* Goal *
Exactly repeat the material, dropping every picture from the copy.

* Data segment *
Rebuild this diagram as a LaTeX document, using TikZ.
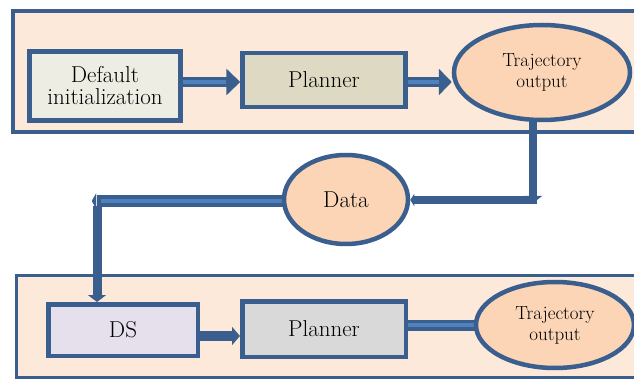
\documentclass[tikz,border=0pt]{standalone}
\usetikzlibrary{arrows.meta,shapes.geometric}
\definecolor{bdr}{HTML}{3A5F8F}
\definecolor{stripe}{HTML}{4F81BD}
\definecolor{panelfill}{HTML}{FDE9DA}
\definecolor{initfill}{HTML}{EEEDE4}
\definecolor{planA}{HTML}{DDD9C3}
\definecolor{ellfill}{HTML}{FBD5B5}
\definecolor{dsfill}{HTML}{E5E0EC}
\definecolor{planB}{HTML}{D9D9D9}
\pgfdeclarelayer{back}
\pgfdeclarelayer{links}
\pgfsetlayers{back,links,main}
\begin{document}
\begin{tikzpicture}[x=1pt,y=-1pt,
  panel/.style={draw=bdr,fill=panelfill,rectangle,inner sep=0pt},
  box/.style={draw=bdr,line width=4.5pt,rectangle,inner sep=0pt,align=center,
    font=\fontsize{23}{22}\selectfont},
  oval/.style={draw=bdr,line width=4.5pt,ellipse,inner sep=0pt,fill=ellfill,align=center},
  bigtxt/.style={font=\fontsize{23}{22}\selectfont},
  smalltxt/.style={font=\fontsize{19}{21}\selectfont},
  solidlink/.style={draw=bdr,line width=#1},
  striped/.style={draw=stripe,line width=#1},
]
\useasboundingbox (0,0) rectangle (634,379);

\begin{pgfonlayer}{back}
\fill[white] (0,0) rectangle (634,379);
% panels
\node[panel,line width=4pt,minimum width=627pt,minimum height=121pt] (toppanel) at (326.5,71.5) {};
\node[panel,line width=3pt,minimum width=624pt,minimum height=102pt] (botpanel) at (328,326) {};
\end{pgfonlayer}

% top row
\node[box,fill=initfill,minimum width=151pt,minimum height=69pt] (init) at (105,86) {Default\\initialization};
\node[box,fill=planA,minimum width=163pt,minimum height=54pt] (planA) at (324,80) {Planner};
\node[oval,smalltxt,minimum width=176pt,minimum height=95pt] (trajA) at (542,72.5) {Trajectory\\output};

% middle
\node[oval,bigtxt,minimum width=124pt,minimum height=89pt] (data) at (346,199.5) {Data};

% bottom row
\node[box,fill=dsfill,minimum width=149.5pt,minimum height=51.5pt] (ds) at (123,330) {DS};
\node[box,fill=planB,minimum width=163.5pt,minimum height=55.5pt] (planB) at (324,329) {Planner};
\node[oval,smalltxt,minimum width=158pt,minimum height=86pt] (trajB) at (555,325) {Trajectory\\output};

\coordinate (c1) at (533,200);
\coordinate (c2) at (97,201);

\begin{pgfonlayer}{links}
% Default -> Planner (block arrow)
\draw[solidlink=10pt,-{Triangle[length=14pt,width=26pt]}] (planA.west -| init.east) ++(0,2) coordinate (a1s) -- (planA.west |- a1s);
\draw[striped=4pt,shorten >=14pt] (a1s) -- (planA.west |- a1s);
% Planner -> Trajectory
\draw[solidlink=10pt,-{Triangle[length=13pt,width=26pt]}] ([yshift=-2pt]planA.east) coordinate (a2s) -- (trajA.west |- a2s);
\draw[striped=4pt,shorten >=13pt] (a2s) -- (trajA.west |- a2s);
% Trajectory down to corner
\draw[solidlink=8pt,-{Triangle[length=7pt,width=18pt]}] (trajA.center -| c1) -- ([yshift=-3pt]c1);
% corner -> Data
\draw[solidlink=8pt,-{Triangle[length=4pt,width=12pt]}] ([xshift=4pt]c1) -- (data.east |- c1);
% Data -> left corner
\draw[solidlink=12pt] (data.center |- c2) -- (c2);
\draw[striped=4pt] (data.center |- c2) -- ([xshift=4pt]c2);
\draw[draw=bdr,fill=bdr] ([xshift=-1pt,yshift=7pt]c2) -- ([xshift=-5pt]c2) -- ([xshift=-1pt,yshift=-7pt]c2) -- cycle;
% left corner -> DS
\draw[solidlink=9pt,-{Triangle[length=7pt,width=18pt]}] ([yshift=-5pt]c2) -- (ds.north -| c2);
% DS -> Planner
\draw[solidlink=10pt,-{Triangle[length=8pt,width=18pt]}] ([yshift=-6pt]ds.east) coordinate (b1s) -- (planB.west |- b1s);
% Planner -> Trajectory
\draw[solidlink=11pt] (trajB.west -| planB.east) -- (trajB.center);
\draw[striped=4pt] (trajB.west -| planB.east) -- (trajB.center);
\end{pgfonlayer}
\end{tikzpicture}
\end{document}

* Task output *
Rebuild this diagram as a LaTeX document, using TikZ.
\documentclass[tikz,border=0pt]{standalone}
\usetikzlibrary{arrows.meta,shapes.geometric}
\definecolor{bdr}{HTML}{3A5F8F}
\definecolor{stripe}{HTML}{4F81BD}
\definecolor{panelfill}{HTML}{FDE9DA}
\definecolor{initfill}{HTML}{EEEDE4}
\definecolor{planA}{HTML}{DDD9C3}
\definecolor{ellfill}{HTML}{FBD5B5}
\definecolor{dsfill}{HTML}{E5E0EC}
\definecolor{planB}{HTML}{D9D9D9}
\pgfdeclarelayer{back}
\pgfdeclarelayer{links}
\pgfsetlayers{back,links,main}
\begin{document}
\begin{tikzpicture}[x=1pt,y=-1pt,
  panel/.style={draw=bdr,fill=panelfill,rectangle,inner sep=0pt},
  box/.style={draw=bdr,line width=4.5pt,rectangle,inner sep=0pt,align=center,
    font=\fontsize{23}{22}\selectfont},
  oval/.style={draw=bdr,line width=4.5pt,ellipse,inner sep=0pt,fill=ellfill,align=center},
  bigtxt/.style={font=\fontsize{23}{22}\selectfont},
  smalltxt/.style={font=\fontsize{19}{21}\selectfont},
  solidlink/.style={draw=bdr,line width=#1},
  striped/.style={draw=stripe,line width=#1},
]
\useasboundingbox (0,0) rectangle (634,379);

\begin{pgfonlayer}{back}
\fill[white] (0,0) rectangle (634,379);
% panels
\node[panel,line width=4pt,minimum width=627pt,minimum height=121pt] (toppanel) at (326.5,71.5) {};
\node[panel,line width=3pt,minimum width=624pt,minimum height=102pt] (botpanel) at (328,326) {};
\end{pgfonlayer}

% top row
\node[box,fill=initfill,minimum width=151pt,minimum height=69pt] (init) at (105,86) {Default\\initialization};
\node[box,fill=planA,minimum width=163pt,minimum height=54pt] (planA) at (324,80) {Planner};
\node[oval,smalltxt,minimum width=176pt,minimum height=95pt] (trajA) at (542,72.5) {Trajectory\\output};

% middle
\node[oval,bigtxt,minimum width=124pt,minimum height=89pt] (data) at (346,199.5) {Data};

% bottom row
\node[box,fill=dsfill,minimum width=149.5pt,minimum height=51.5pt] (ds) at (123,330) {DS};
\node[box,fill=planB,minimum width=163.5pt,minimum height=55.5pt] (planB) at (324,329) {Planner};
\node[oval,smalltxt,minimum width=158pt,minimum height=86pt] (trajB) at (555,325) {Trajectory\\output};

\coordinate (c1) at (533,200);
\coordinate (c2) at (97,201);

\begin{pgfonlayer}{links}
% Default -> Planner (block arrow)
\draw[solidlink=10pt,-{Triangle[length=14pt,width=26pt]}] (planA.west -| init.east) ++(0,2) coordinate (a1s) -- (planA.west |- a1s);
\draw[striped=4pt,shorten >=14pt] (a1s) -- (planA.west |- a1s);
% Planner -> Trajectory
\draw[solidlink=10pt,-{Triangle[length=13pt,width=26pt]}] ([yshift=-2pt]planA.east) coordinate (a2s) -- (trajA.west |- a2s);
\draw[striped=4pt,shorten >=13pt] (a2s) -- (trajA.west |- a2s);
% Trajectory down to corner
\draw[solidlink=8pt,-{Triangle[length=7pt,width=18pt]}] (trajA.center -| c1) -- ([yshift=-3pt]c1);
% corner -> Data
\draw[solidlink=8pt,-{Triangle[length=4pt,width=12pt]}] ([xshift=4pt]c1) -- (data.east |- c1);
% Data -> left corner
\draw[solidlink=12pt] (data.center |- c2) -- (c2);
\draw[striped=4pt] (data.center |- c2) -- ([xshift=4pt]c2);
\draw[draw=bdr,fill=bdr] ([xshift=-1pt,yshift=7pt]c2) -- ([xshift=-5pt]c2) -- ([xshift=-1pt,yshift=-7pt]c2) -- cycle;
% left corner -> DS
\draw[solidlink=9pt,-{Triangle[length=7pt,width=18pt]}] ([yshift=-5pt]c2) -- (ds.north -| c2);
% DS -> Planner
\draw[solidlink=10pt,-{Triangle[length=8pt,width=18pt]}] ([yshift=-6pt]ds.east) coordinate (b1s) -- (planB.west |- b1s);
% Planner -> Trajectory
\draw[solidlink=11pt] (trajB.west -| planB.east) -- (trajB.center);
\draw[striped=4pt] (trajB.west -| planB.east) -- (trajB.center);
\end{pgfonlayer}
\end{tikzpicture}
\end{document}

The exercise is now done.